Reaching a broader audience
150th Anniversary Professor Roberts featured in two sports documentaries
Randy Roberts is a celebrity within the boundaries of the Purdue campus because of his engaging lectures on wars, pop culture, and sports history. The 150th Anniversary Professor and Distinguished Professor of History believes those in his profession have a responsibility to present their knowledge to the general public, as well.
“I teach classes, so I reach a certain number of students in the classroom,” Roberts said. “Then I write books, and that’s a way to reach another audience. And documentaries is a way to reach even a bigger audience. As a historian, we don’t want to just write books for ourselves. One of the things that I think historians should do is try to reach a wider public than just the classroom.”
Within a six-day period, Roberts will have accomplished that goal twice.
Last Saturday, he appeared in "Four Sides of the Story: Army-Navy," a CBS Sports documentary about the Army-Navy football rivalry. Then on Friday at 9 p.m. ET, he will provide historical context regarding one of his specialties – professional boxing – in a Showtime documentary about former heavyweight champion Sonny Liston.
In fact, the first voice heard in Showtime’s official trailer for "Pariah: The Lives and Deaths of Sonny Liston" belongs to Roberts: “Fighters keep fighting until they can’t fight anymore. Until they get defeated too many times. Or they die.”
The film covers the intimidating boxer’s career – including historic losses to Muhammad Ali, who is the subject of one of Roberts’ many sports biographies – Liston’s connections to organized crime, and the mysterious circumstances surrounding his death.
“This is a guy that had just a difficult life and was involved in crime and had very few avenues open to him,” Roberts said. “Really, the big mystery is how did he die? Was it a drug overdose? Was he killed? If he was killed, who killed him?”
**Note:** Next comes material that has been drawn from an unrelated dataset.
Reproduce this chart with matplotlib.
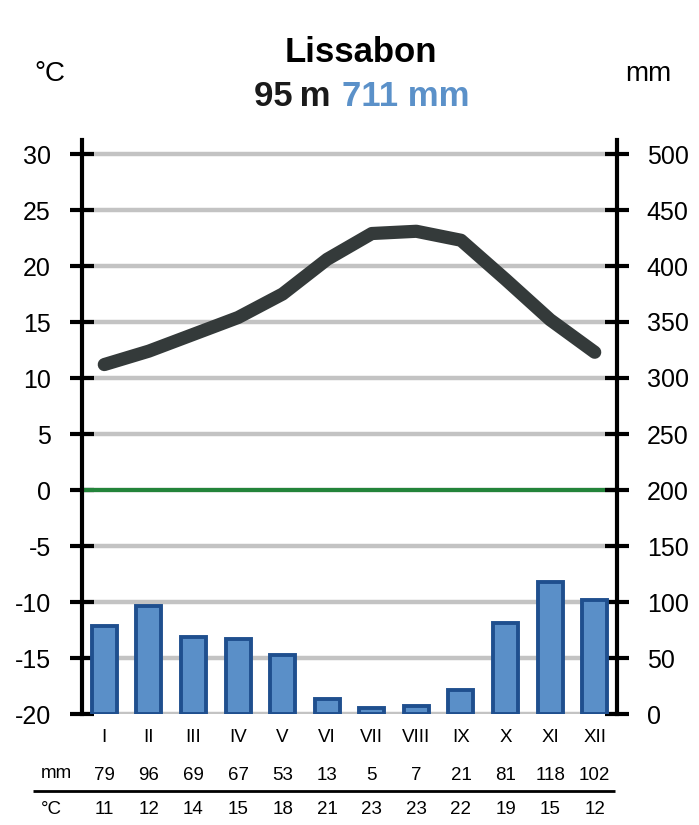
import numpy as np
import matplotlib
matplotlib.use("Agg")
import matplotlib.pyplot as plt
import matplotlib.transforms as mtransforms

plt.rcParams["font.family"] = ["Liberation Sans", "DejaVu Sans"]

# data
months = ["I", "II", "III", "IV", "V", "VI", "VII", "VIII", "IX", "X", "XI", "XII"]
precip_mm = [79, 96, 69, 67, 53, 13, 5, 7, 21, 81, 118, 102]
temp_c = [11.2, 12.4, 13.9, 15.4, 17.5, 20.6, 22.9, 23.1, 22.3, 18.8, 15.2, 12.3]
temp_rounded = [11, 12, 14, 15, 18, 21, 23, 23, 22, 19, 15, 12]
temp_ticks = [-20, -15, -10, -5, 0, 5, 10, 15, 20, 25, 30]
mm_ticks = [0, 50, 100, 150, 200, 250, 300, 350, 400, 450, 500]

W, H = 699, 825
fig = plt.figure(figsize=(W / 100, H / 100), dpi=100)

def px(x, y):
    return x / W, 1 - y / H

# axes: left spine x=82, right x=617, -20 at y=714, spine top at y=140
ax = fig.add_axes([82 / W, 1 - 714 / H, (617 - 82) / W, (714 - 140) / H])
ax.set_xlim(-0.5, 11.5)
top = 30 + 14 / 11.2
ax.set_ylim(-20, top)
ax.set_yticks(temp_ticks)
ax.set_yticklabels([str(t) for t in temp_ticks], fontsize=18)
ax.grid(axis="y", color="#c3c3c3", linewidth=3.2, zorder=0)
ax.set_axisbelow(True)
ax.axhline(0, color="#23843a", linewidth=3, zorder=2)
ax.plot(range(12), temp_c, color="#343a3a", linewidth=9.5,
        solid_capstyle="round", solid_joinstyle="round", zorder=4)

for s in ["top", "bottom", "right"]:
    ax.spines[s].set_visible(False)
ax.spines["left"].set_linewidth(3)
ax.tick_params(axis="y", direction="inout", length=17, width=3, pad=14)
ax.set_xticks(range(12))
ax.set_xticklabels(months, fontsize=13.5)
ax.tick_params(axis="x", length=0, pad=11)

ax2 = ax.twinx()
ax2.set_ylim(0, top * 10 + 200)
ax2.set_yticks(mm_ticks)
ax2.set_yticklabels([str(t) for t in mm_ticks], fontsize=18)
ax2.bar(range(12), precip_mm, width=0.56, color="#5a8fc8", edgecolor="#1f4f8e",
        linewidth=2.8, zorder=3)
for s in ["top", "bottom", "left"]:
    ax2.spines[s].set_visible(False)
ax2.spines["right"].set_linewidth(3)
ax2.tick_params(axis="y", direction="inout", length=17, width=3, pad=13)

# table below the chart
trans = mtransforms.blended_transform_factory(ax.transData, fig.transFigure)
for i in range(12):
    fig.text(i, 1 - 775 / H, str(precip_mm[i]), transform=trans, ha="center",
             va="center", fontsize=13.5)
    fig.text(i, 1 - 810 / H, str(temp_rounded[i]), transform=trans, ha="center",
             va="center", fontsize=13.5)
fig.text(*px(56, 774), "mm", ha="center", va="center", fontsize=13.5)
fig.text(*px(51, 809), "°C", ha="center", va="center", fontsize=13.5)
slot = (617 - 82) / 12
x_left = -0.5 - (82 - 33) / slot
x_right = -0.5 + (615 - 82) / slot
ax.plot([x_left, x_right], [1 - 791 / H, 1 - 791 / H], transform=trans,
        color="black", linewidth=2, clip_on=False, solid_capstyle="butt")

# titles
fig.text(*px(361, 53), "Lissabon", ha="center", va="center", fontsize=25,
         fontweight="bold")
fig.text(*px(330, 97), "95\u2009m", ha="right", va="center", fontsize=25,
         fontweight="bold", color="#1a1a1a")
fig.text(*px(342, 97), "711 mm", ha="left", va="center", fontsize=25,
         fontweight="bold", color="#5b91c9")
fig.text(*px(50, 74), "°C", ha="center", va="center", fontsize=20)
fig.text(*px(648, 74), "mm", ha="center", va="center", fontsize=20)

fig.savefig("out.png", dpi=100)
Roberts is the central voice in the final segment of the Army-Navy documentary, which focused on four of the most consequential installments of the service academies’ annual football game. As author of "A Team for America: The Army-Navy Game That Rallied a Nation" (Houghton Mifflin Harcourt, 2011) about the 1944 Army-Navy game, Roberts was a natural choice to discuss that matchup between college football’s No. 1 and 2 teams set against the backdrop of World War II.
Many colleges dropped their football programs during the war, but those that offered specialized military training programs continued to compete and add players from the dropped programs.
Army – which won the 1944 Army-Navy game and eventually the national title – and Navy emerged as college football’s preeminent programs thanks to the infusion of talent that occurred during this era. During the documentary, Roberts described their 1944 meeting as “the biggest football game ever.”
On a somewhat related note, a similar talent infusion occurred at Purdue – if only for one glorious season, Roberts said.
Thanks to its V-12 Navy College Training Program, Purdue’s football team landed transfer players from across the Midwest who helped the Boilermakers improve their record from 1-8 in 1942 to 9-0 – Purdue’s last undefeated season – in 1943.
“Depending on how many years of college you had and how much training you had to go through, at the end of October – this happened with Purdue – some of the players finished their program and they then had to go. In this case, it was to Parris Island for military training," Roberts said. "So we lost a lot of the players, including one really good running back who set all kinds of records but had to leave [All-America fullback Tony Butkovich, who was called to active duty by the Marines and later killed in action in Okinawa in 1945]. So the last two or three games that Purdue played were without our best players.”
When he authors an article or book, Roberts and his publisher have ultimate control over the final product. He joked about how that is not the case when he serves as an interview subject in a documentary, noting that it is “always interesting” to see the completed version and how much of his input made the final cut.
“I think my segment in that [Army-Navy] program, it’s a 24-minute program with four different segments, so you’re only talking about six minutes per segment,” Roberts said. “They were here filming and setting up and everything for like five or six hours. So you don’t know what they’re going to take from it. I sat down for the interview part for three or four hours.”
Likewise, Roberts’ interview for the Liston documentary lasted three or four hours and he appears approximately a dozen times throughout the 89-minute film.
However, Roberts offered high praise for what Army-Navy producer Kalil Cage and Liston doc director Simon George accomplished with their respective productions.
“Showtime did a great job. Simon George is a British filmmaker and he’s very, very good,” Roberts said. “And I thought [Cage] did a really good job with the Army-Navy, taking those crucial, decisive Army-Navy games that meant something to America at that moment.”